Ultimately say the 'hourly costing opinion' is 20k minimum to cover expenses. Then the 'value costing opinion' is 40k (or 2% of 2mil per annum turnover business)
Do I set commission on the base 20k & then within the 'price flexability range' use a sliding scale to increase commission.
For example
Sales person presents 40k for whatever reason sells it for 35k
So commission comes to
$6375
------
(0 to 20k) 20k @ 15% = 3k
(20 to 35k) 15k @ 22.5% =3.375k
Wow, that escalated fast... thanks for the content as always
sales commission should be baked into your costs. you could increase your profit to account for sales. your question is very sophisticated and technical. there are videos on value based pricing. I suggest watching those and come back if you have more questions Jada.
@@thefutur thank you very much... you have shown me that sharing knowledge does not really impact your profit negatively. You guys are special, it really is the futur
I hate all these race to the bottom platform like fiver
I dislike them too
Chris Do can you tell me how to give this video 5 thumbs up
I undersgand the concept, but you coukd only charge this pricing model if your work is aignificantly better than the freelancers who are charging $5000ish.
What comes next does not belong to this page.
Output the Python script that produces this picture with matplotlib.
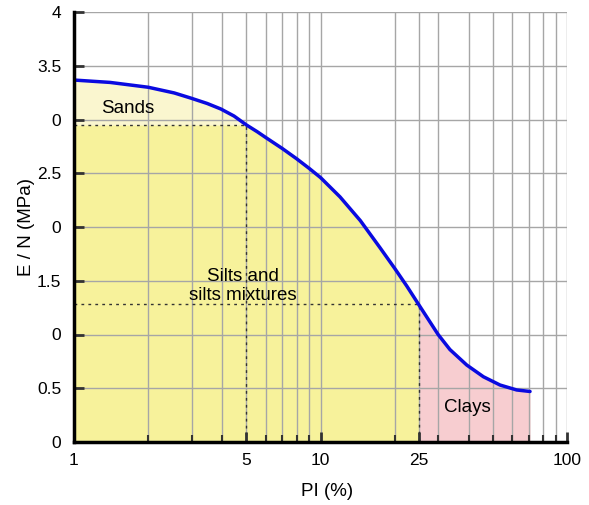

Which certainly is possible, but this bid would get ignored if a good freelancer or small firm charged say $7,000ish.
Your first goal then is to be good.
@@thefutur For sure! I always compete on quality and not participate in a race to the bottom. That helps nobody!
💖🌷💖🌷👍👍
😂 😂 😆🤣
This video you have already uploaded before
cut down.
Do you really think people pays that much in in india im hardly making any money for Uiux im barely making 100-200profit
I work independently and I'll do it for $18000, $18000 profit for me then isn't it
All these positive comments not from actually implementing "The Dream" but in reality the client decides. If you are perceived as the best then yeah sure, otherwise nope.
This does not work in India.
DO YOU EVEN SKATEBOARD?(REAL QUESTION)
Seams too me you are just pricing your self out of the job.
That's exactly it. We don't want a job, we're running a business.
@@AmazingCole this scares me in the best way possible...
by raising your prices, you filter out price buyers and trade them for value buyers.
Not necessarily... I lost a chance by under quoting, I actually asked politely what affected the decision. It was a large civil engineering company and compared to 3 other quotes they recived I was second cheapest very close to the cheapest option. But I was comparable in functionality proposed to the most expensive option which they choose. They chose the most expensive because the Quality of the solution out weighed the cost.
As safe engineers they made sure the Quality would not suffer from potential budget blowouts by choosing the more expensive. I learn a lot that day and I committed a cardinal sin of bringing ideas to try win them over. Rookie error just showing my poker cards
@@ItsJADA I don't understand what was your cardinal mistale. You gave them free ideas that they used? Before starting the project?
First
hi Chris, I want to look at your explanation please stop that kind of pen, it hurt my ears :(
Wayyy too much man. Who tf is gonna pay that?